Now, as for the race? Whew. It’s a tactical freakshow in the best way:

  • Fierceness is all speed. Front-end freak. Needs things his way and even whe he's hooked he may throw a tantrum and fight back in it in by the eighth pole.

  • Nysos? Buddy can match him early and sustain late. He’s got gears. Grit. And a brain in his head, and possibly the greatest trainer to don a white hair do

  • Then there’s Journalism — that stretch-running assassin who shows up late like a horror movie villain in Act III like Freddy Kruger or Michael from Halloween without a mask, you think he’s out of it, and then BAM, he’s ghostin' past ‘em like they’re standin’ still.


And thank the turf gods, no Sovereignty here — not this time.
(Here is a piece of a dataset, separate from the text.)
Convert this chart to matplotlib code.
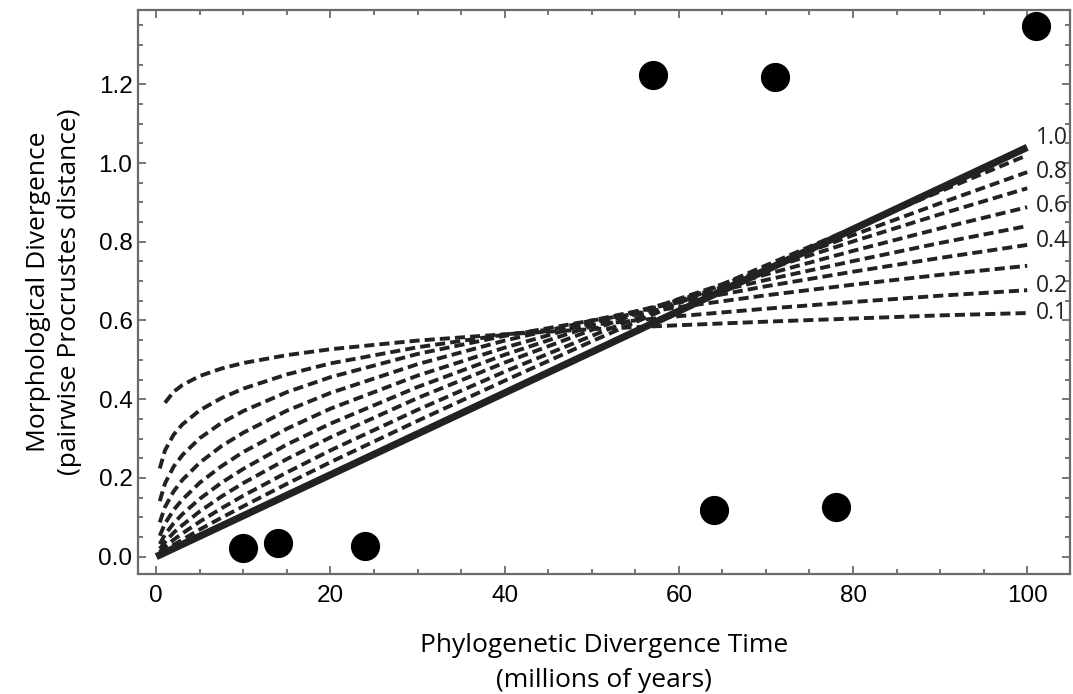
import numpy as np
import matplotlib
matplotlib.use("Agg")
import matplotlib.pyplot as plt
from matplotlib.ticker import MultipleLocator

# observed pairs: divergence time (Myr) vs Procrustes distance
obs_t = [10, 14, 24, 57, 64, 71, 78, 101]
obs_d = [0.022, 0.035, 0.027, 1.224, 0.119, 1.219, 0.126, 1.349]

# model curves, one per exponent
t_grid = [0.4, 1, 2, 3, 5, 7.5, 10, 15, 20, 30, 40, 50, 60, 70, 80, 90, 100]
curve_01 = [np.nan, 0.391, 0.419, 0.436, 0.459, 0.478, 0.492, 0.512, 0.527, 0.549, 0.565, 0.578, 0.588, 0.597, 0.605, 0.613, 0.619]
curve_02 = [0.224, 0.270, 0.310, 0.336, 0.372, 0.403, 0.427, 0.463, 0.491, 0.532, 0.564, 0.589, 0.611, 0.630, 0.647, 0.663, 0.677]
curve_03 = [0.141, 0.186, 0.229, 0.258, 0.301, 0.340, 0.370, 0.418, 0.456, 0.515, 0.561, 0.600, 0.634, 0.664, 0.691, 0.716, 0.739]
curve_04 = [0.087, 0.126, 0.166, 0.195, 0.239, 0.281, 0.315, 0.371, 0.416, 0.489, 0.549, 0.600, 0.646, 0.687, 0.724, 0.759, 0.792]
curve_05 = [0.053, 0.084, 0.119, 0.145, 0.188, 0.230, 0.266, 0.325, 0.376, 0.460, 0.531, 0.594, 0.651, 0.703, 0.751, 0.797, 0.840]
curve_06 = [0.032, 0.056, 0.085, 0.108, 0.147, 0.188, 0.223, 0.285, 0.338, 0.431, 0.513, 0.586, 0.653, 0.717, 0.777, 0.834, 0.888]
curve_07 = [0.020, 0.037, 0.061, 0.080, 0.115, 0.153, 0.187, 0.248, 0.303, 0.403, 0.493, 0.576, 0.655, 0.729, 0.801, 0.870, 0.936]
curve_08 = [0.012, 0.025, 0.043, 0.059, 0.089, 0.123, 0.155, 0.214, 0.270, 0.373, 0.470, 0.561, 0.649, 0.734, 0.817, 0.898, 0.977]
curve_09 = [0.007, 0.016, 0.030, 0.043, 0.069, 0.099, 0.128, 0.185, 0.240, 0.345, 0.447, 0.547, 0.644, 0.740, 0.835, 0.928, 1.020]
linear_t = [0, 100]
linear_d = [0, 1.04]

dashed = [curve_01, curve_02, curve_03, curve_04, curve_05,
          curve_06, curve_07, curve_08, curve_09]
labels = {"1.0": 1.064, "0.8": 0.977, "0.6": 0.891, "0.4": 0.802, "0.2": 0.688, "0.1": 0.619}

fig = plt.figure(figsize=(10.73, 6.94), dpi=100)
ax = fig.add_axes([0.1286, 0.173, 0.8685, 0.8126])

ink = '#222222'
ax.plot(linear_t, linear_d, color=ink, lw=5.2, solid_capstyle='butt', zorder=3)
for c in dashed:
    ax.plot(t_grid, c, color=ink, lw=2.8, dashes=(2.6, 1.3), zorder=2)

ax.scatter(obs_t, obs_d, s=400, color='black', zorder=4, clip_on=False)

for k, v in labels.items():
    ax.text(101.0, v, k, fontsize=16.5, family='Open Sans', va='center', ha='left', color='#222222')

ax.set_xlim(-2.1, 104.9)
ax.set_ylim(-0.044, 1.389)
ax.xaxis.set_major_locator(MultipleLocator(20))
ax.xaxis.set_minor_locator(MultipleLocator(5))
ax.yaxis.set_major_locator(MultipleLocator(0.2))
ax.yaxis.set_minor_locator(MultipleLocator(0.05))
ax.yaxis.set_major_formatter(matplotlib.ticker.FormatStrFormatter('%.1f'))

for s in ax.spines.values():
    s.set_color('#6b6b6b')
    s.set_linewidth(1.6)
ax.tick_params(which='both', direction='in', top=True, right=True, color='#6b6b6b', width=1.3)
ax.tick_params(which='major', length=6)
ax.tick_params(which='minor', length=3.5)
ax.tick_params(axis='x', labelsize=17.5, pad=8)
ax.tick_params(axis='y', labelsize=17.5, pad=4)
for lab in ax.get_xticklabels() + ax.get_yticklabels():
    lab.set_family('Liberation Sans')

ax.set_xlabel("Phylogenetic Divergence Time\n(millions of years)", fontsize=19,
              family='Open Sans', labelpad=19, linespacing=1.5)
ax.set_ylabel("Morphological Divergence\n(pairwise Procrustes distance)", fontsize=19,
              family='Open Sans', labelpad=12, linespacing=1.3)

plt.savefig('out.png', dpi=100)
He got his licks in beating up a 5-horse Travers field of four less than Grade 3 runners. Looked good doing it, but let’s not act like he just stormed the beaches at Normandy. Not yet. He will need to storm the beaches at Del Mar this fall.


Maybe, just maybe, come Breeders’ Cup time, we’ll get the full party: Mindframe, Sovereignty, Fierceness, Nysos, Journalism — all throwin’ down by the Pacific Ocean, under the sun, with tacos in one hand and dreams in the other. But for now?


It's the Pacific Classic, which makes Del Mar > Saratoga.


So, You’re in Del Mar, baby, grab a taco from Roberto’s, make a dinner res at Maurizio’s, and put your money where your mouth is, 'cause this right here? This is the Pacific Classic. And it’s gonna be a damn classic indeed.


Let me end on this: Saratoga, for some It’s magic, it’s tradition, it’s Americana with a side of racing. But Del Mar? Del Mar is chill, sunny, sharp, and delivers the goods — especially in 2025.


Pacific Classic is the race this year. Nysos is the truth, Journalism is the man, and Fierceness, well, Repole will tell you.


And if you ain’t watchin’? Well… bless your heart.